# Task
Reproduce nothing but the lines from the start of the material through the line that includes "plt.rcParams['axes.unicode_minus'] = False", both ends included, and omit every picture.

# Material
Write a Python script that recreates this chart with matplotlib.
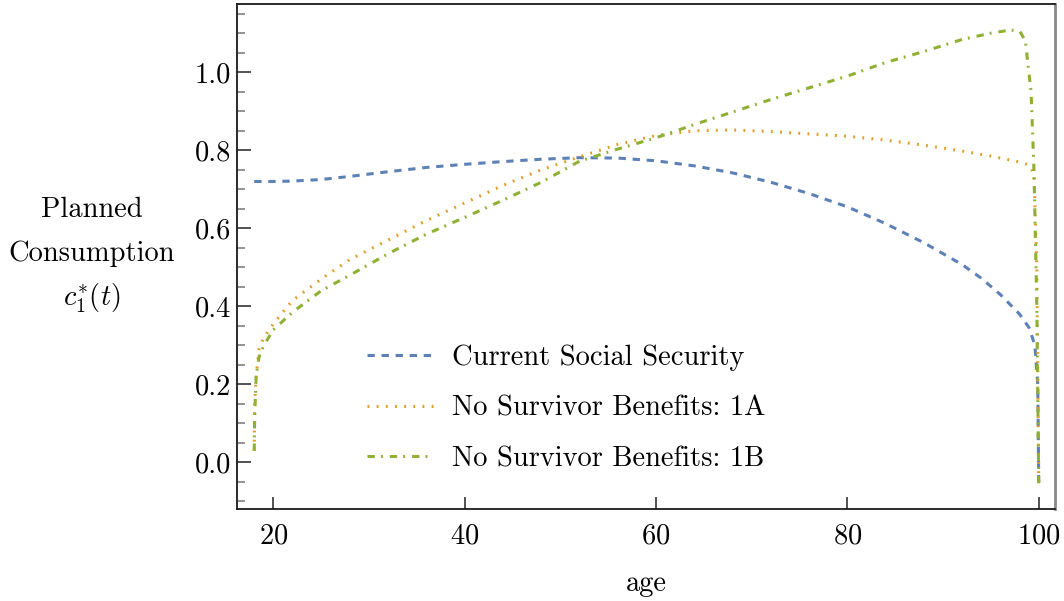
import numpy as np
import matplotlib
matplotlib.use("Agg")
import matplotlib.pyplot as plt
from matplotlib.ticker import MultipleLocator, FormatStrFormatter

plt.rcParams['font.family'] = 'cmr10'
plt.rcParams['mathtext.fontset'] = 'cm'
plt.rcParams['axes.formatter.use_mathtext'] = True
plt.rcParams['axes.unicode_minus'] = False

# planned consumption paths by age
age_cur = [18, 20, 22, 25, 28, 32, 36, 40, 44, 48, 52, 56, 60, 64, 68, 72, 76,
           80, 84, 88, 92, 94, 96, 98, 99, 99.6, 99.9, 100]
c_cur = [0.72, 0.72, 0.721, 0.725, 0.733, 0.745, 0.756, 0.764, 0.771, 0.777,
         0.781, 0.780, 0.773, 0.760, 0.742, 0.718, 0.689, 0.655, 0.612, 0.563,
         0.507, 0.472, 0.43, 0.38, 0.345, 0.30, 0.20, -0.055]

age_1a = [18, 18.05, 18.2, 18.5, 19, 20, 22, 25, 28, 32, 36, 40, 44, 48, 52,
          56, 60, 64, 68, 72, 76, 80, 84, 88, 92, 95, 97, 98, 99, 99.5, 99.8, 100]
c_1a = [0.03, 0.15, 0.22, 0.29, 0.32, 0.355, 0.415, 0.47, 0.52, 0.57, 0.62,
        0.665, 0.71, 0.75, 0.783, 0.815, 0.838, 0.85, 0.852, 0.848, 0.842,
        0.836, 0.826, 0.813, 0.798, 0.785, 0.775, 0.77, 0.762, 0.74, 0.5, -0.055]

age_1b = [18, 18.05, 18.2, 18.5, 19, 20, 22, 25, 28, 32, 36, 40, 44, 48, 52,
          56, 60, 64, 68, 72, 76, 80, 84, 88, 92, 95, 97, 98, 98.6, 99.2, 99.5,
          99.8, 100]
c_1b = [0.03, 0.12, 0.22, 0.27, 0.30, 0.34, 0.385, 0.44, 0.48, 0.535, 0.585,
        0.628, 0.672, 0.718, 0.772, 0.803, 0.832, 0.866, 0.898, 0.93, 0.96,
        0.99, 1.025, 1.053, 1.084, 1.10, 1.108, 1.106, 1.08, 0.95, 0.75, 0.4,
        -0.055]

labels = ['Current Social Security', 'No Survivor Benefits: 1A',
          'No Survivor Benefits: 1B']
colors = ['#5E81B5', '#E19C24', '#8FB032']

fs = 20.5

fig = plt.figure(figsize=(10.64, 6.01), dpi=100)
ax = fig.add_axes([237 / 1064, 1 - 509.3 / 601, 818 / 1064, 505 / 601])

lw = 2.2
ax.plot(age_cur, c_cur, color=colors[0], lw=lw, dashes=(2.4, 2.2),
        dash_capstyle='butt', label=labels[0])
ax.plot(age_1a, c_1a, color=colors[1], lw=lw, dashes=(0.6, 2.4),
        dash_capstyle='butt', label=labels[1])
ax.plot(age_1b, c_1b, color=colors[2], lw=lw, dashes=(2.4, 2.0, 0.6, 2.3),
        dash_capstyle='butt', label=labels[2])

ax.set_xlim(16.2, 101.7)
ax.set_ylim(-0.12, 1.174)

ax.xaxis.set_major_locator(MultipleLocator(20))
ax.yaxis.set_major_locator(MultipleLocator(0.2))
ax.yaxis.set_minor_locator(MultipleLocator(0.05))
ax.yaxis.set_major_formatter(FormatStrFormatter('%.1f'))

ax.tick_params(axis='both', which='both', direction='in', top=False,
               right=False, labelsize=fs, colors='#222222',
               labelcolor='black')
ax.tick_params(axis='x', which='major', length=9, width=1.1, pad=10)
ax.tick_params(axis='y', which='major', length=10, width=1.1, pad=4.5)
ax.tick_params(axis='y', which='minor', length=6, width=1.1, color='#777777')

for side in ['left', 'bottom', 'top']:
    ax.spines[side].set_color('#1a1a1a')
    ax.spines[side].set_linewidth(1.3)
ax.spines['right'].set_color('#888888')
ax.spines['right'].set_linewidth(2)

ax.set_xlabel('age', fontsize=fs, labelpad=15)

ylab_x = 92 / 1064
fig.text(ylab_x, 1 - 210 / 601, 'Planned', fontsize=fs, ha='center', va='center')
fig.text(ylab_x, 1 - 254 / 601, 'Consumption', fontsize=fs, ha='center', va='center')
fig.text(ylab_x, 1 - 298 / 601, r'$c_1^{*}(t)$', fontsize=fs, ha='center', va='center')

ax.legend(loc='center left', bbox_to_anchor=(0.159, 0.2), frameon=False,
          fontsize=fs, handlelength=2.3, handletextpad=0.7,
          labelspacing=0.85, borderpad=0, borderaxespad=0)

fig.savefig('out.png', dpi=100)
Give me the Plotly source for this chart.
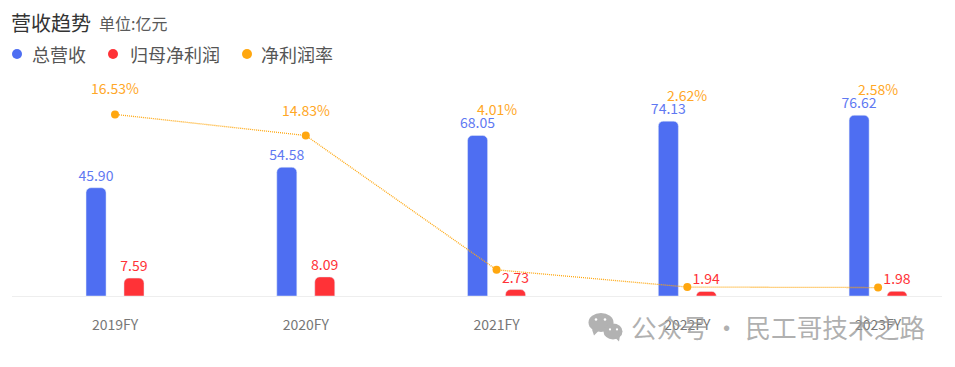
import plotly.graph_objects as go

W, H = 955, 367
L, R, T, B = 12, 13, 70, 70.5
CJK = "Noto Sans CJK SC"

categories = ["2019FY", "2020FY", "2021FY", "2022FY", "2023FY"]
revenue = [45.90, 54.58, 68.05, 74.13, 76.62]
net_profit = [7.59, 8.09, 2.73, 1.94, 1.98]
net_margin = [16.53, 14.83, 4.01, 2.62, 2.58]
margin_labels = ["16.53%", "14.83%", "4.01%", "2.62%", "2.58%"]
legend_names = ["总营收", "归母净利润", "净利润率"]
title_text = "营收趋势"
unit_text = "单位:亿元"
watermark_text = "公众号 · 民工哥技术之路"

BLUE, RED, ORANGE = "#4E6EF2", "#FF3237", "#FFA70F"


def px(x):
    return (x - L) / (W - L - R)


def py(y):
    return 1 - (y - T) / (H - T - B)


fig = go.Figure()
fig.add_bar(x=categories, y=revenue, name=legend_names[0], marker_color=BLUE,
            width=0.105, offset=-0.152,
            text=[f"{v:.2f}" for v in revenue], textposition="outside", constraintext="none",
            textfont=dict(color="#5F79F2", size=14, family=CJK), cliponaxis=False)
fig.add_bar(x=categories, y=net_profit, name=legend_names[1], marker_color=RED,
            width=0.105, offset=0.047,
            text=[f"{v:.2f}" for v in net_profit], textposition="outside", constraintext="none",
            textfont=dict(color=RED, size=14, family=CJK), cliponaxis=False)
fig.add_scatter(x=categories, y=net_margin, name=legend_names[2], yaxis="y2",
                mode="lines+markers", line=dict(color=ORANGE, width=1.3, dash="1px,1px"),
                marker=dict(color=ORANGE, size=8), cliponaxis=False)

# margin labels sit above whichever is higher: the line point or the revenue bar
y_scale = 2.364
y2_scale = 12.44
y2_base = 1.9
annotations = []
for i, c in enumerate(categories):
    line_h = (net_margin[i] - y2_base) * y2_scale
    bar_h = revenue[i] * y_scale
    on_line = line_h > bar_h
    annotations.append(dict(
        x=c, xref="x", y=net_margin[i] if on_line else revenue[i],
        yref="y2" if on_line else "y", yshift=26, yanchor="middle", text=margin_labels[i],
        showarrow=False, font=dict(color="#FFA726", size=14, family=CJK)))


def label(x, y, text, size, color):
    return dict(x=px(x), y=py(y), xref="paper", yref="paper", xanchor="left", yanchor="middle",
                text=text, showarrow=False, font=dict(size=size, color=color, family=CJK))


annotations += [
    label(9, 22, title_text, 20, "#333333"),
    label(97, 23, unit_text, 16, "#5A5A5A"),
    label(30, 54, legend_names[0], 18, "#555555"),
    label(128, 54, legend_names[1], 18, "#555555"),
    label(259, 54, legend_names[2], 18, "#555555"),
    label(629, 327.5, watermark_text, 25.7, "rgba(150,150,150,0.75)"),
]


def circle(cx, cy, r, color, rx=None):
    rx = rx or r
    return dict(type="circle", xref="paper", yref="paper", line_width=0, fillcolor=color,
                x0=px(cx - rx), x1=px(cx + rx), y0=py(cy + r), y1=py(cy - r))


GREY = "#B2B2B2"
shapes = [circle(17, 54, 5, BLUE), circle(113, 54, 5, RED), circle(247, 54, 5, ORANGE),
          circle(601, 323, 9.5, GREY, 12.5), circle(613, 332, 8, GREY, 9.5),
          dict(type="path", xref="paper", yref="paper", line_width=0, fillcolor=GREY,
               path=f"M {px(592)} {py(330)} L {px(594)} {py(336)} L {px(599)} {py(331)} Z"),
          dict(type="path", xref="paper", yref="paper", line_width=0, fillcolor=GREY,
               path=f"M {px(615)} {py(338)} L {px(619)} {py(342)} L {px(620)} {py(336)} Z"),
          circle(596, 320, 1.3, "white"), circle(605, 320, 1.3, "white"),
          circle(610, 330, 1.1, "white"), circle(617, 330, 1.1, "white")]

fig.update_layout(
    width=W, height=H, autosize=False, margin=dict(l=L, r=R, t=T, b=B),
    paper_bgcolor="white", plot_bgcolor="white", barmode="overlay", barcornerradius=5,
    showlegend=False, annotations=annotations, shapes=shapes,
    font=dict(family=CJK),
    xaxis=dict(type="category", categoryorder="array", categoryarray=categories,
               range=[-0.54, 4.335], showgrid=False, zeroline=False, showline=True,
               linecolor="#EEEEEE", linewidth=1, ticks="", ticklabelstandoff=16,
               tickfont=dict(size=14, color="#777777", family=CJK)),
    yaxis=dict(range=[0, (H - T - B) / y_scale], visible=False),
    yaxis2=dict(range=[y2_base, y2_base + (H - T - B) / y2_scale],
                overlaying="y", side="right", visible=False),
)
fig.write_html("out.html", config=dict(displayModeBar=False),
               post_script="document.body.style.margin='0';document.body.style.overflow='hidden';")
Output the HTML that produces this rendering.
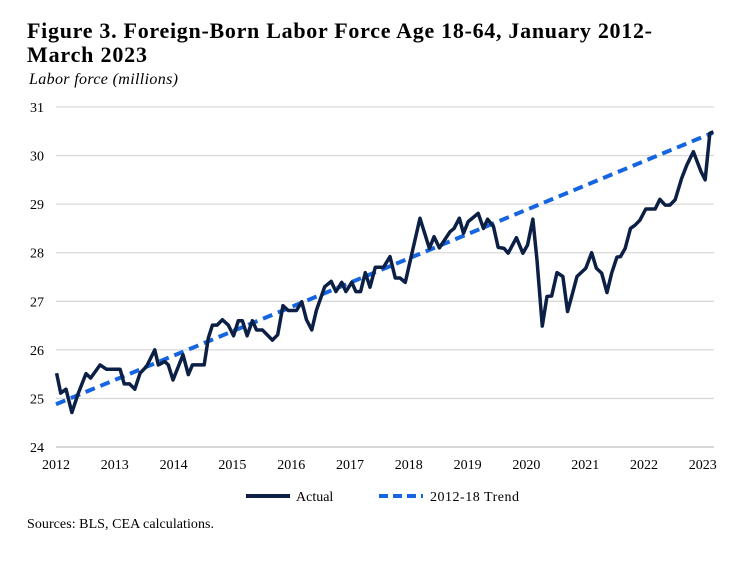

# Response
Write a Python script that recreates this chart with matplotlib.
import numpy as np
import matplotlib
matplotlib.use("Agg")
import matplotlib.pyplot as plt
from matplotlib.ticker import MultipleLocator, FormatStrFormatter

plt.rcParams['font.family'] = 'cmr10'
plt.rcParams['mathtext.fontset'] = 'cm'
plt.rcParams['axes.formatter.use_mathtext'] = True
plt.rcParams['axes.unicode_minus'] = False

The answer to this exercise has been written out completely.